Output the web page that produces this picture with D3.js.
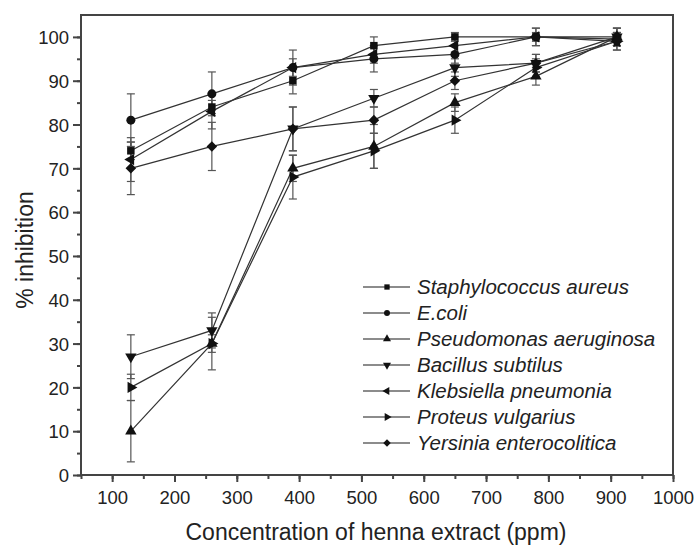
<!DOCTYPE html>
<html lang="en">
<head>
    <meta charset="UTF-8">
    <title>% inhibition vs henna extract concentration</title>
    <script src="https://d3js.org/d3.v7.min.js"></script>
    <style>
        body { margin: 0; background: #fff; }
        text { font-family: Arial, "Liberation Sans", sans-serif; fill: #222; }
    </style>
</head>
<body>
    <svg id="chart" width="696" height="546"></svg>

    <script>
        // x values (ppm)
        const concentrations = [130, 260, 390, 520, 650, 780, 910];

        const seriesNames = [
            "Staphylococcus aureus", "E.coli", "Pseudomonas aeruginosa",
            "Bacillus subtilus", "Klebsiella pneumonia", "Proteus vulgarius",
            "Yersinia enterocolitica"
        ];

        // % inhibition per series
        const staphylococcus = [74, 84, 90, 98, 100, 100, 99.5];
        const ecoli          = [81, 87, 93, 95, 96, 100, 100];
        const pseudomonas    = [10, 30, 70, 75, 85, 91, 100];
        const bacillus       = [27, 33, 79, 86, 93, 94, 100];
        const klebsiella     = [72, 83, 93, 96, 98, 100, 99];
        const proteus        = [20, 30, 68, 74, 81, 93, 99];
        const yersinia       = [70, 75, 79, 81, 90, 94, 99];

        // error bar half-widths
        const staphylococcusErr = [2, 1.5, 3, 2, 1, 2, 1.5];
        const ecoliErr          = [6, 5, 4, 3, 2, 2, 2];
        const pseudomonasErr    = [7, 6, 3, 5, 2, 2, 2];
        const bacillusErr       = [5, 4, 5, 2, 2, 2, 2];
        const klebsiellaErr     = [5, 4, 2, 2, 2, 1, 1];
        const proteusErr        = [3, 2, 5, 4, 3, 2, 2];
        const yersiniaErr       = [6, 5.5, 5, 3, 2, 2, 2];

        const xTicks = [100, 200, 300, 400, 500, 600, 700, 800, 900, 1000];
        const yTicks = [0, 10, 20, 30, 40, 50, 60, 70, 80, 90, 100];

        const values = [staphylococcus, ecoli, pseudomonas, bacillus, klebsiella, proteus, yersinia];
        const errors = [staphylococcusErr, ecoliErr, pseudomonasErr, bacillusErr, klebsiellaErr, proteusErr, yersiniaErr];

        // marker shape for each series: [symbol type, rotation]
        const markers = [
            [d3.symbolSquare, 0], [d3.symbolCircle, 0], [d3.symbolTriangle, 0],
            [d3.symbolTriangle, 180], [d3.symbolTriangle, -90], [d3.symbolTriangle, 90],
            [d3.symbolSquare, 45]
        ];

        const series = seriesNames.map((name, i) => ({
            name,
            marker: markers[i],
            points: concentrations.map((c, j) => ({ x: c, y: values[i][j], e: errors[i][j] }))
        }));

        const svg = d3.select("#chart");
        const plotLeft = 81, plotRight = 673, plotTop = 15, plotBottom = 475;

        const x = d3.scaleLinear().domain([50, 1000]).range([plotLeft, plotRight]);
        const y = d3.scaleLinear().domain([0, 105]).range([plotBottom, plotTop]);

        const axisColor = "#444";

        // frame
        svg.append("rect")
            .attr("x", plotLeft).attr("y", plotTop)
            .attr("width", plotRight - plotLeft).attr("height", plotBottom - plotTop)
            .attr("fill", "none").attr("stroke", axisColor).attr("stroke-width", 2);

        // x axis, major + minor ticks
        const xAxis = svg.append("g").attr("transform", `translate(0,${plotBottom})`);
        xAxis.call(d3.axisBottom(x).tickValues(d3.range(50, 1001, 50)).tickSize(4).tickFormat(""));
        xAxis.append("g").call(d3.axisBottom(x).tickValues(xTicks).tickSize(7).tickPadding(9).tickFormat(d3.format("d")));
        xAxis.selectAll(".domain").remove();
        xAxis.selectAll("line").attr("stroke", axisColor).attr("stroke-width", 2);
        xAxis.selectAll("text").style("font-size", "18.5px").attr("fill", "#222");

        // y axis
        const yAxis = svg.append("g").attr("transform", `translate(${plotLeft},0)`);
        yAxis.call(d3.axisLeft(y).tickValues(d3.range(0, 101, 5)).tickSize(4).tickFormat(""));
        yAxis.append("g").call(d3.axisLeft(y).tickValues(yTicks).tickSize(8).tickPadding(4).tickFormat(d3.format("d")));
        yAxis.selectAll(".domain").remove();
        yAxis.selectAll("line").attr("stroke", axisColor).attr("stroke-width", 2);
        yAxis.selectAll("text").style("font-size", "18.5px").attr("fill", "#222").attr("dy", "0.36em");

        // axis titles
        svg.append("text")
            .attr("x", 376).attr("y", 540)
            .attr("text-anchor", "middle")
            .style("font-size", "23px")
            .text("Concentration of henna extract (ppm)");

        svg.append("text")
            .attr("transform", "translate(33,250) rotate(-90)")
            .attr("text-anchor", "middle")
            .style("font-size", "23px")
            .text("% inhibition");

        const line = d3.line().x(d => x(d.x)).y(d => y(d.y));
        const symbolPath = (m) => d3.symbol().type(m[0]).size(m[0] === d3.symbolCircle ? 64 : 56)();

        // error bars
        series.forEach(s => {
            const g = svg.append("g").attr("stroke", "#555").attr("stroke-width", 1.2);
            s.points.forEach(p => {
                const cx = x(p.x);
                g.append("line").attr("x1", cx).attr("x2", cx).attr("y1", y(p.y - p.e)).attr("y2", y(p.y + p.e));
                g.append("line").attr("x1", cx - 4).attr("x2", cx + 4).attr("y1", y(p.y - p.e)).attr("y2", y(p.y - p.e));
                g.append("line").attr("x1", cx - 4).attr("x2", cx + 4).attr("y1", y(p.y + p.e)).attr("y2", y(p.y + p.e));
            });
        });

        // series lines
        svg.selectAll(".series-line")
            .data(series)
            .enter().append("path")
            .attr("class", "series-line")
            .attr("d", d => line(d.points))
            .attr("fill", "none")
            .attr("stroke", "#333")
            .attr("stroke-width", 1.2);

        // markers
        series.forEach(s => {
            svg.selectAll(null)
                .data(s.points)
                .enter().append("path")
                .attr("d", symbolPath(s.marker))
                .attr("transform", d => `translate(${x(d.x)},${y(d.y)}) rotate(${s.marker[1]})`)
                .attr("fill", "#111");
        });

        // legend
        const legend = svg.append("g");
        series.forEach((s, i) => {
            const ly = 287 + i * 26;
            legend.append("line")
                .attr("x1", 363).attr("x2", 410).attr("y1", ly).attr("y2", ly)
                .attr("stroke", "#666").attr("stroke-width", 1.5);
            legend.append("path")
                .attr("d", d3.symbol().type(s.marker[0]).size(28)())
                .attr("transform", `translate(387,${ly}) rotate(${s.marker[1]})`)
                .attr("fill", "#111");
            legend.append("text")
                .attr("x", 417).attr("y", ly).attr("dy", "0.36em")
                .style("font-size", "20.5px").style("font-style", "italic")
                .text(s.name);
        });
    </script>
</body>
</html>
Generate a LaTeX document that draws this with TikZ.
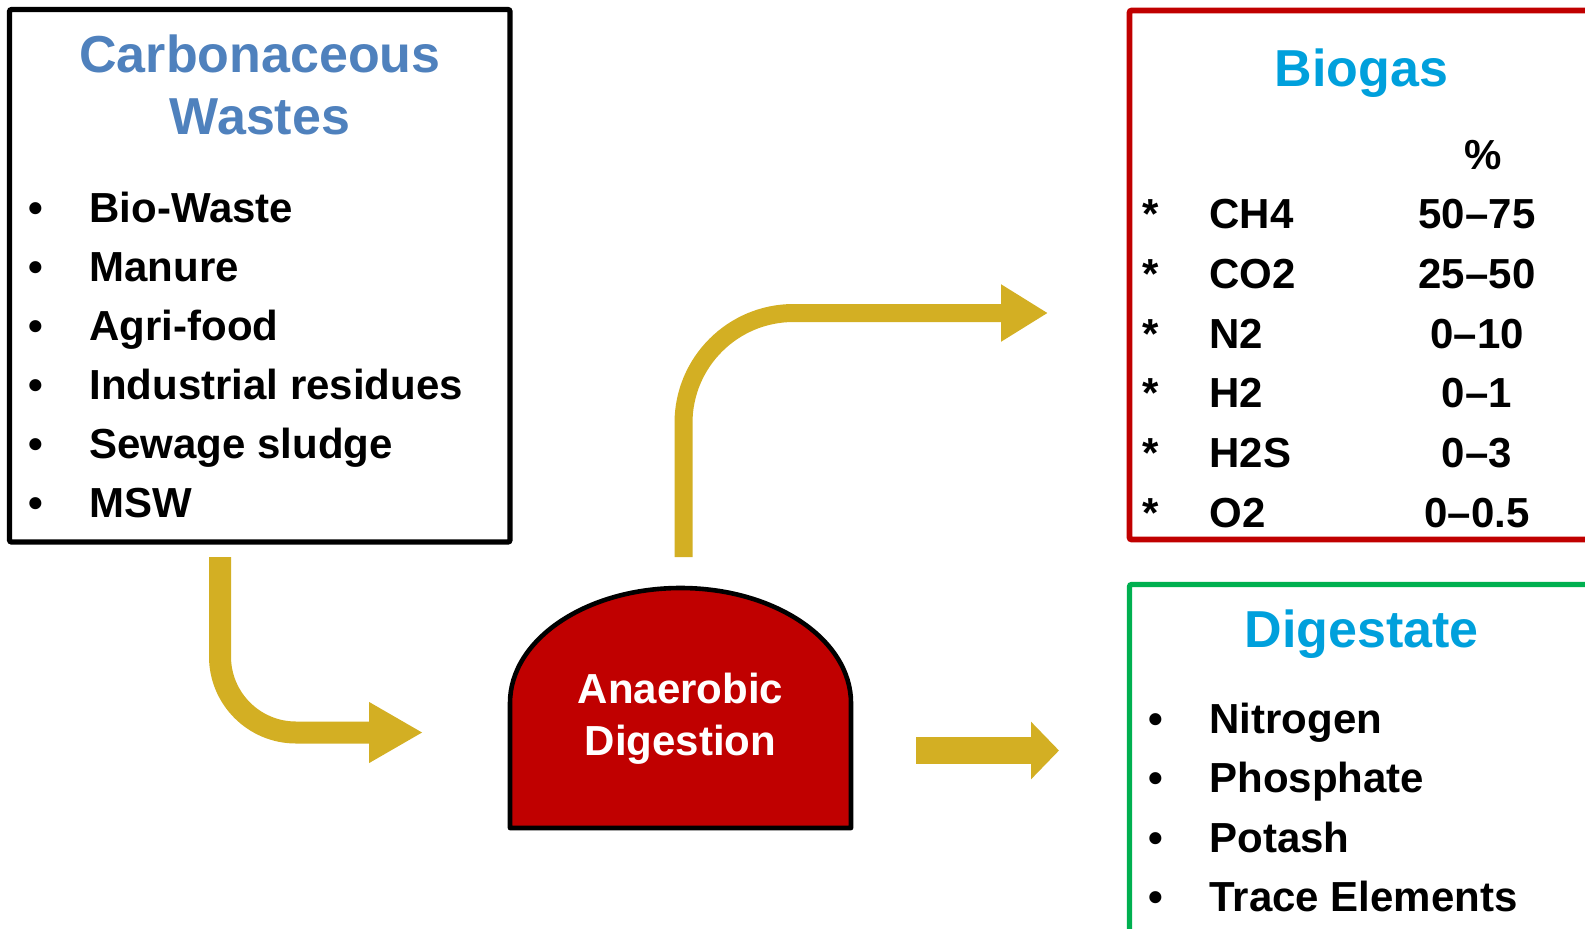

☆ ☆ ☆ ☆ ☆

GOAL: Your task is to gather all lines from the entries above that hold the word "with".

THE ANSWER:
Output the web page that produces this picture with D3.js.
Generate a LaTeX document that draws this with TikZ.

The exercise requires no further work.